对于100%的数据,0<=Xi,Yj<2^31,
1<=u<=d<=n<=1000,
1<=l<=r<=m<=300000,
1<=k<=(d-u+1)*(r-l+1),
1<=p<=500
Solution
考虑n=1的时候怎么做。容易想到建可持久化trie求区间异或上一个数后的第k大
我们发现n很小,于是对m建可持久化trie,用n个指针在trie上分别跳就行了
Code
#include <stdio.h>
#include <string.h>
#include <algorithm>
#define rep(i,st,ed) for (int i=st;i<=ed;++i)
#define drp(i,st,ed) for (int i=st;i>=ed;--i)

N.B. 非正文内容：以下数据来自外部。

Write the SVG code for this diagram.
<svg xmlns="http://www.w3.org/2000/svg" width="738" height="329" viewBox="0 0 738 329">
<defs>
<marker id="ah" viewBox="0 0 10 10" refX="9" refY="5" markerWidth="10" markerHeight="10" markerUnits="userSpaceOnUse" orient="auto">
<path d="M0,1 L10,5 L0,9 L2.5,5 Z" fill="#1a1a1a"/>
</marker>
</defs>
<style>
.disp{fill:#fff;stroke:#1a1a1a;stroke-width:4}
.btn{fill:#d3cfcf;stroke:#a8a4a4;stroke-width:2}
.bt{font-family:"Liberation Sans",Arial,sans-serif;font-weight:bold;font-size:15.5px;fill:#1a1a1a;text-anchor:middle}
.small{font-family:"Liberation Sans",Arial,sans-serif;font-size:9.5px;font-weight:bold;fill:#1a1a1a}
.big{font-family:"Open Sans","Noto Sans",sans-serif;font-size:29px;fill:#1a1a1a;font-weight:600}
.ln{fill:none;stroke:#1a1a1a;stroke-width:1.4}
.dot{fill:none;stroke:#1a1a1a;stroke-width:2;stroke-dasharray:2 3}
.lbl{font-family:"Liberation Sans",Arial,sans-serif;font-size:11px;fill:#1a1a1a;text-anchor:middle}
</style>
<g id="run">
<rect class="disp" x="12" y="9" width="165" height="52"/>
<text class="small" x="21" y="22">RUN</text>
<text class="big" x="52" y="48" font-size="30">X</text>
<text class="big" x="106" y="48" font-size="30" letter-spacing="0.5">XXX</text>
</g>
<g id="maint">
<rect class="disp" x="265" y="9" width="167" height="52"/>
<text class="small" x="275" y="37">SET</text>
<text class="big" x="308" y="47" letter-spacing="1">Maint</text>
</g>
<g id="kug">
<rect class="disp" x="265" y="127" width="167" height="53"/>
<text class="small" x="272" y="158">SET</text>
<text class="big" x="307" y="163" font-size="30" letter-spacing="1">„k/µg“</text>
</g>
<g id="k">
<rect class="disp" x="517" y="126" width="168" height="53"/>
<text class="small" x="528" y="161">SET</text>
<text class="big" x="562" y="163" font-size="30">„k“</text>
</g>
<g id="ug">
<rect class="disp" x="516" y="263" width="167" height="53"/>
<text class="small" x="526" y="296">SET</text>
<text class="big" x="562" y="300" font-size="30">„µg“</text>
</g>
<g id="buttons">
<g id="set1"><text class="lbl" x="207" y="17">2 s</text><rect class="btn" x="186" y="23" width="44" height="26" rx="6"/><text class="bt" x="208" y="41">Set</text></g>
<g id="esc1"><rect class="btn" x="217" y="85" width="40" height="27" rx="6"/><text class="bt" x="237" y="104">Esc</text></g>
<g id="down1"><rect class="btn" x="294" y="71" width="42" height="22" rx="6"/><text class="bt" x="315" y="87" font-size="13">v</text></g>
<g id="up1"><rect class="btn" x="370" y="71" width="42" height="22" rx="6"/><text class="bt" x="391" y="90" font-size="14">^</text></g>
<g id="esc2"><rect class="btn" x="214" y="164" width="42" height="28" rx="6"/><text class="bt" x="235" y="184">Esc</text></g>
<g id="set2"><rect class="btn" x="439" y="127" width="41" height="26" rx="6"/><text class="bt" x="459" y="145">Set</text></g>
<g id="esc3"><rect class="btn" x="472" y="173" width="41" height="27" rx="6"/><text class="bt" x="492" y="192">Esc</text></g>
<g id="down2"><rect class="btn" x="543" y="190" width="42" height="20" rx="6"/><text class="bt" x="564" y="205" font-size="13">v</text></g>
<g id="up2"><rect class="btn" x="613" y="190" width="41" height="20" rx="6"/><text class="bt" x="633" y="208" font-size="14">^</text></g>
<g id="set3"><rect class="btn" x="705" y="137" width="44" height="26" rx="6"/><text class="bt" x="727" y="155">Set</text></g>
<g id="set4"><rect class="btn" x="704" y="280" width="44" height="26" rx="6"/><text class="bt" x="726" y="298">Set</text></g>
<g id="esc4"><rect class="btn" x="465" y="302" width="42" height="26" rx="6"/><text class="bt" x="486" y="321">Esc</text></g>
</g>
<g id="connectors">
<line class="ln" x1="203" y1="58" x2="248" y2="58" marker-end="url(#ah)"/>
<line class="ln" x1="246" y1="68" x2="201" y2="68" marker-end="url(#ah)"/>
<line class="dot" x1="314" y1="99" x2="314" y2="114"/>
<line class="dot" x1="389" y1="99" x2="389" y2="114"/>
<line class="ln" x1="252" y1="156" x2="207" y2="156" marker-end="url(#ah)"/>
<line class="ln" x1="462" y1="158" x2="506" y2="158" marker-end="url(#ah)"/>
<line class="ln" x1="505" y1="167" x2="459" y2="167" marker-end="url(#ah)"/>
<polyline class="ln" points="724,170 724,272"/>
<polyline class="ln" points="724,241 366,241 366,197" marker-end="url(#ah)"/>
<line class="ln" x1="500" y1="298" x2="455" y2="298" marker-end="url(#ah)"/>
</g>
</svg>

#define copy(x,t) memcpy(x,t,sizeof(x))
#define fi first
#define se second
typedef std:: pair <int,int> pair;
const int M=300005;
const int N=1005;
int rec[M*34][2],size[M*34],root[M],tot;
int a[N];
pair pos[N];
int read() {
int x=0,v=1; char ch=getchar();
for (;ch<'0'||ch>'9';v=(ch=='-')?(-1):(v),ch=getchar());
for (;ch<='9'&&ch>='0';x=x*10+ch-'0',ch=getchar());
return x*v;
}
void ins(int pre,int &now,int v) {
int x=now=++tot;
drp(i,31,0) {
copy(rec[x],rec[pre]);
int tar=(v&(1<<i))!=0;
rec[x][tar]=++tot;
x=rec[x][tar]; pre=rec[pre][tar];
size[x]=size[pre]+1;
}
}
int query(int l,int r,int pre,int now,int k) {
int ret=0;
rep(i,l,r) pos[i]=pair(pre,now);
drp(i,31,0) {
int sum=0;
rep(j,l,r) {
int tar=(a[j]&(1<<i))!=0;
sum+=size[rec[pos[j].se][!tar]]-size[rec[pos[j].fi][!tar]];
}
if (k<=sum) {
rep(j,l,r) {
int tar=(a[j]&(1<<i))!=0;
pos[j].fi=rec[pos[j].fi][!tar];
pos[j].se=rec[pos[j].se][!tar];
ret|=1<<i;
}
} else {
k-=sum;
rep(j,l,r) {
int tar=(a[j]&(1<<i))!=0;
pos[j].fi=rec[pos[j].fi][tar];
pos[j].se=rec[pos[j].se][tar];
}
}
}
return ret;
}
int main(void) {
int n=read(),m=read();
rep(i,1,n) a[i]=read();
rep(i,1,m) ins(root[i-1],root[i],read());
for (int T=read();T--;) {
int u=read(),d=read(),l=read(),r=read(),k=read();
printf("%d\n", query(u,d,root[l-1],root[r],k));
}
return 0;
}